Rao’s comments come weeks after action by regulator on finance companies & Paytm Payments Bank. Unlike earlier, when RBI penalized regulated entities, the more recent action has been to bar them from business activity, hurting the entity’s bottom line and valuation.
Rao said many of the regulated entities are niche players with varying risk profiles and require differentiated regulatory treatment. RBI had tailored regulations for entities like payment banks and small finance banks to ensure intensity of regulations corresponded to identified risks, he said.
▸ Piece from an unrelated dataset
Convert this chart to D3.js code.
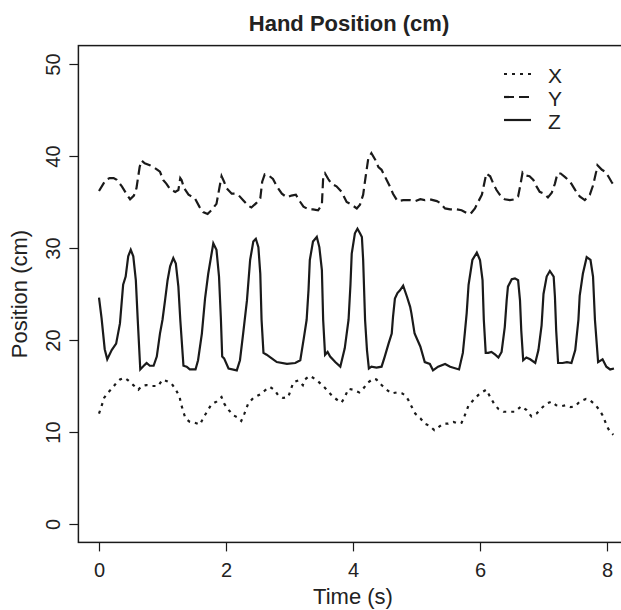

The deputy governor said that overregulation in any sector could lead to increased compliance costs, affecting efficiency and innovation amongst the market players. “The focus is on achieving a delicate equilibrium that addresses critical concerns without imposing undue burden on regulated entities. Principle of proportionality is synonymous with a nuanced strategy to ensure intensity of regulations correspond to identified risks,” he said.